PS:  Next time, I'll attempt to diagram alternate tonguing while blowing up your mat :)

5 comments:

harmless neighborhood eccentric said...

These drawings make me very happy

Rob Pollard said...

Love the tips! I use the first one as my primary means of getting outside with great success. Beautiful Drawings! Keep Spreading the Stoke! Yeeeewwwwwwww!

Geoffrey Levens said...

I think definite "gold" for newbies!

PVC's Blog said...

Hey Jonathan.. great insight into one of the many ways to duck dive a mat.. or just make it through the big white fluffy steam roller heading your way.. We SCUMbags have a good variety of places and conditions to slide our lives away.. and over the years have resigned to the fact that there is only one method that this little black duck has found works for me..

I did use your described approach to it in Sumatra a few years back on a wave affectionately known as Way Jambu or Sumatran Pipeline.. And in them heavy pitching condition I thought my arm was going to disconnect from my body.. wrenched the shoulder good and proper hanging on to the mat.. thats my experience.. my preferred method these days is to bear hug the crap out of it.. you have one advantage with this.. your cuddling a bag of air and pop straight up. . still attached to the mat.. just saying .. haha ..

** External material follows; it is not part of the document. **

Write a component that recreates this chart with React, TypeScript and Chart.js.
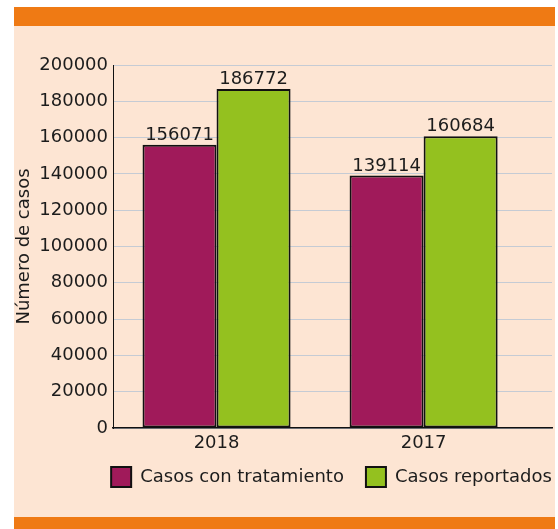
import React, { useEffect, useRef } from "react";
import { Chart, registerables } from "chart.js";

Chart.register(...registerables);

// ---- data ----
const categories = ["2018", "2017"];
const seriesNames = ["Casos con tratamiento", "Casos reportados"];
const treatedCases = [156071, 139114];
const reportedCases = [186772, 160684];
const yAxisTitle = "Número de casos";
const yTickMin = 0;
const yTickMax = 200000;
const yTickStep = 20000;

// ---- styles ----
const FAMILY = "'DejaVu Sans', sans-serif";
const TEXT = "#1c1c1c";
const PURPLE = "#A01A5A";
const GREEN = "#94C11F";
const ORANGE = "#EF7A14";
const PEACH = "#FDE5D3";
const GRID = "#C5CBD4";

const valueLabels = {
  id: "valueLabels",
  afterDatasetsDraw(chart: any) {
    const ctx = chart.ctx;
    ctx.save();
    ctx.font = `18px ${FAMILY}`;
    ctx.fillStyle = TEXT;
    ctx.textAlign = "center";
    ctx.textBaseline = "alphabetic";
    chart.data.datasets.forEach((ds: any, di: number) => {
      const meta = chart.getDatasetMeta(di);
      meta.data.forEach((el: any, i: number) => {
        const v = ds.data[i].y;
        ctx.fillText(String(v), el.x, el.y - 5);
      });
    });
    // category labels under the x axis, placed by the x scale
    const xs = chart.scales.x;
    ctx.textBaseline = "middle";
    categories.forEach((c, i) => {
      ctx.fillText(c, xs.getPixelForValue(i), xs.top + 15);
    });
    ctx.restore();
  },
};

export default function App() {
  const canvasRef = useRef<HTMLCanvasElement | null>(null);

  useEffect(() => {
    const canvas = canvasRef.current;
    if (!canvas) return;
    const font = { family: FAMILY, size: 18 };
    const chart = new Chart(canvas, {
      type: "bar",
      data: {
        datasets: [
          {
            label: seriesNames[0],
            data: treatedCases.map((v, i) => ({ x: i, y: v })),
            backgroundColor: PURPLE,
            borderColor: "#111111",
            borderWidth: 2,
            borderSkipped: false,
            categoryPercentage: 0.715,
            barPercentage: 1,
          },
          {
            label: seriesNames[1],
            data: reportedCases.map((v, i) => ({ x: i, y: v })),
            backgroundColor: GREEN,
            borderColor: "#111111",
            borderWidth: 2,
            borderSkipped: false,
            categoryPercentage: 0.715,
            barPercentage: 1,
          },
        ],
      } as any,
      options: {
        responsive: false,
        animation: false,
        layout: { padding: { top: 39, right: 0, bottom: 20, left: 0 } },
        scales: {
          x: {
            type: "linear",
            min: -0.5,
            max: 1.62,
            offset: false,
            grid: { display: false, offset: false },
            border: { display: true, color: "#111111", width: 1.5 },
            afterBuildTicks: (s: any) => {
              s.ticks = categories.map((_, i) => ({ value: i }));
            },
            afterFit: (s: any) => {
              s.height = 17;
            },
            ticks: { display: false },
          },
          y: {
            min: yTickMin,
            max: yTickMax,
            ticks: {
              stepSize: yTickStep,
              padding: 5,
              font,
              color: TEXT,
              callback: (v: any) => String(v),
            },
            grid: { color: GRID, lineWidth: 1, drawTicks: false },
            border: { display: true, color: "#111111", width: 1 },
            title: {
              display: true,
              text: yAxisTitle,
              font,
              color: TEXT,
              padding: 0,
            },
            afterFit: (s: any) => {
              s.width = 99;
            },
          },
          ySpacer: {
            position: "right",
            display: true,
            grid: { display: false, drawTicks: false },
            border: { display: false },
            ticks: { display: false },
            afterFit: (s: any) => {
              s.width = 97;
            },
          },
        } as any,
        plugins: {
          legend: {
            position: "bottom",
            align: "center",
            labels: {
              boxWidth: 20,
              boxHeight: 20,
              padding: 22,
              font,
              color: TEXT,
            },
          },
          tooltip: { enabled: false },
        },
      } as any,
      plugins: [valueLabels],
    });
    return () => chart.destroy();
  }, []);

  return (
    <div style={{ position: "relative", width: 558, height: 529, background: "#ffffff", overflow: "hidden" }}>
      <style>{"body{margin:0}"}</style>
      <div style={{ position: "absolute", left: 14, top: 7, width: 541, height: 19, background: ORANGE }} />
      <div style={{ position: "absolute", left: 14, top: 26, width: 541, height: 491, background: PEACH }} />
      <div style={{ position: "absolute", left: 14, top: 517, width: 541, height: 12, background: ORANGE }} />
      <canvas
        ref={canvasRef}
        width={635}
        height={491}
        style={{ position: "absolute", left: 14, top: 26, width: 635, height: 491 }}
      />
    </div>
  );
}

keep sharing the stake bro..

Cheers Oily.
SCUMMbag...

tuskedbeast said...

Hi Oily,

Ouch. Let's provisionally cross off the pull-through on any break with the word "Pipeline" in the name :)

And you're right about the buoyancy of a mat being the yin to the broke-wing yang of the conventional mat duckdive. The big advantage to the Moses Solution is that you might not get dragged as bad.

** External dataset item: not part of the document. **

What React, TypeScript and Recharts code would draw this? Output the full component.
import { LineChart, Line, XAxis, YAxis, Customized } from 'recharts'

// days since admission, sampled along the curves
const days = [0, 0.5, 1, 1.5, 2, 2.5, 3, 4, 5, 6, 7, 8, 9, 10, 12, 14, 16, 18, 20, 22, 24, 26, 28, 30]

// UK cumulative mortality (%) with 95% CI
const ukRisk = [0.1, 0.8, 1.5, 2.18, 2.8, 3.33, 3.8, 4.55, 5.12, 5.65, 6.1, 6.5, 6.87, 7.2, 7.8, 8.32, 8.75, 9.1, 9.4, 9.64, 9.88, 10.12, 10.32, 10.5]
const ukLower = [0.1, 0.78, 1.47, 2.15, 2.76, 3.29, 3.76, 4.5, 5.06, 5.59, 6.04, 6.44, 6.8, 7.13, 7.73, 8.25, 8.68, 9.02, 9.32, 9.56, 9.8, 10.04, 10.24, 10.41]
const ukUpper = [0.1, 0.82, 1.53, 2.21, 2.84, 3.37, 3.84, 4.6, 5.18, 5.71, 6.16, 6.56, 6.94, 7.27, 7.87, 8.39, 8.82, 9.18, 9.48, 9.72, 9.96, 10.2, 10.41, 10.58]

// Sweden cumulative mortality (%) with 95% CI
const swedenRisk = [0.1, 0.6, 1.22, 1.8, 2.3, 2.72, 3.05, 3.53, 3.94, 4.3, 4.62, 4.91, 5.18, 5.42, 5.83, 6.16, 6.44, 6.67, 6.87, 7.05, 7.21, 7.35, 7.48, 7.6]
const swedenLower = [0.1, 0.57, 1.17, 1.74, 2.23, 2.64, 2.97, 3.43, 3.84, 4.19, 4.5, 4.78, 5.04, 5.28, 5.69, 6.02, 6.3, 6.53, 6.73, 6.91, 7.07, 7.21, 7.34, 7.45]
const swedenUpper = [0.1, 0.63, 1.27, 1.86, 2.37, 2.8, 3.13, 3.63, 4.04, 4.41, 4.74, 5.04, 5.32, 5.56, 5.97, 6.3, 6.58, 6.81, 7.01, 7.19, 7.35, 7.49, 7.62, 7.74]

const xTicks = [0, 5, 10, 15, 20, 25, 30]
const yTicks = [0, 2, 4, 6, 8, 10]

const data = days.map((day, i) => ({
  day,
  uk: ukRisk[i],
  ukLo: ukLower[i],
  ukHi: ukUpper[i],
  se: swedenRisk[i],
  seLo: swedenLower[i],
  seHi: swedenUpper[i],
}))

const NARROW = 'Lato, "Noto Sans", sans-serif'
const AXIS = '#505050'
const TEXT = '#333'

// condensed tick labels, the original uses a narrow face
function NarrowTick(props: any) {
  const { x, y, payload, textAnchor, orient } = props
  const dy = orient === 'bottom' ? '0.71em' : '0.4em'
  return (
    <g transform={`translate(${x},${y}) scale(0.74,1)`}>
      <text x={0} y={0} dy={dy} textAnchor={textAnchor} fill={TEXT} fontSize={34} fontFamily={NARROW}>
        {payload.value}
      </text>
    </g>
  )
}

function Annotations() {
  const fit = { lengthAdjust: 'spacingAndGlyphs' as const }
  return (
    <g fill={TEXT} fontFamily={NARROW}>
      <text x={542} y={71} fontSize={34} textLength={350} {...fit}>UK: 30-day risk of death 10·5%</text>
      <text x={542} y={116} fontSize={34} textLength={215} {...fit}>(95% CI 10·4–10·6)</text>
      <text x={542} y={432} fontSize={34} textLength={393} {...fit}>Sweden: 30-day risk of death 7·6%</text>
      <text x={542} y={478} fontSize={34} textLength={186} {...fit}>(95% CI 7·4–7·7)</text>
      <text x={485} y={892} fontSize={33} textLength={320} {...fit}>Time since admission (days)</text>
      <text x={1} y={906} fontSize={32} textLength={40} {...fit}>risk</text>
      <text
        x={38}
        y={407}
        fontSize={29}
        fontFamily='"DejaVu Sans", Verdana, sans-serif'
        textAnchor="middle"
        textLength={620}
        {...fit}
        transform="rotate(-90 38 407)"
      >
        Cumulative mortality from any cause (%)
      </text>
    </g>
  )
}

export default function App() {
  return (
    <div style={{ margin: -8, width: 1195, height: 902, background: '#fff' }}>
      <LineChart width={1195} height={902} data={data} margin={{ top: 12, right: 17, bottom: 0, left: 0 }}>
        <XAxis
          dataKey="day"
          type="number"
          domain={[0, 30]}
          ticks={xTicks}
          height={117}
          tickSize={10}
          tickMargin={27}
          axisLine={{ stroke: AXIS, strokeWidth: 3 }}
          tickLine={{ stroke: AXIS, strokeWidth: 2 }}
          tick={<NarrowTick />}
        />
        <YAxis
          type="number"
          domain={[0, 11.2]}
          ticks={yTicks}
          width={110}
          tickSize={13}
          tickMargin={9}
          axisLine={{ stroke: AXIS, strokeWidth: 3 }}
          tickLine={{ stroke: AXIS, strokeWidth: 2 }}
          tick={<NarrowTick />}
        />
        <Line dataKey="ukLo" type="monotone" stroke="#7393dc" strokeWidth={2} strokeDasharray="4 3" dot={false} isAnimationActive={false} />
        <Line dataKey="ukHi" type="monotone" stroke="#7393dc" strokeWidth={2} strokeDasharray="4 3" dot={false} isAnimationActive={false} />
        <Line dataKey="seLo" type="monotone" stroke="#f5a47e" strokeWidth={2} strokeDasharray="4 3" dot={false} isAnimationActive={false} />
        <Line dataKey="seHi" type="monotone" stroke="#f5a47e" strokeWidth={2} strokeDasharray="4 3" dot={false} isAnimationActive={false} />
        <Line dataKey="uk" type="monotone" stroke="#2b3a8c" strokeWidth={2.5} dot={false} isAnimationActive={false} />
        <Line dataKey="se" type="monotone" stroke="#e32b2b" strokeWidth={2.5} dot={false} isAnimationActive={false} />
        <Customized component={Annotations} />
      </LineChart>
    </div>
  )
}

I do remember on the biggest session of my mat career getting caught inside by a true sneaker rogue bomb mutant 9th wave tsunami whatever- a double overhead+ black water wall, and smack dab in the impact zone. I'd never felt the need to bear-hug a mat before but this time my adrenalized reflexes did just that, pure instinctive reptile fear. And it friggen worked. It's a nice feeling to survive situations like that without a leash.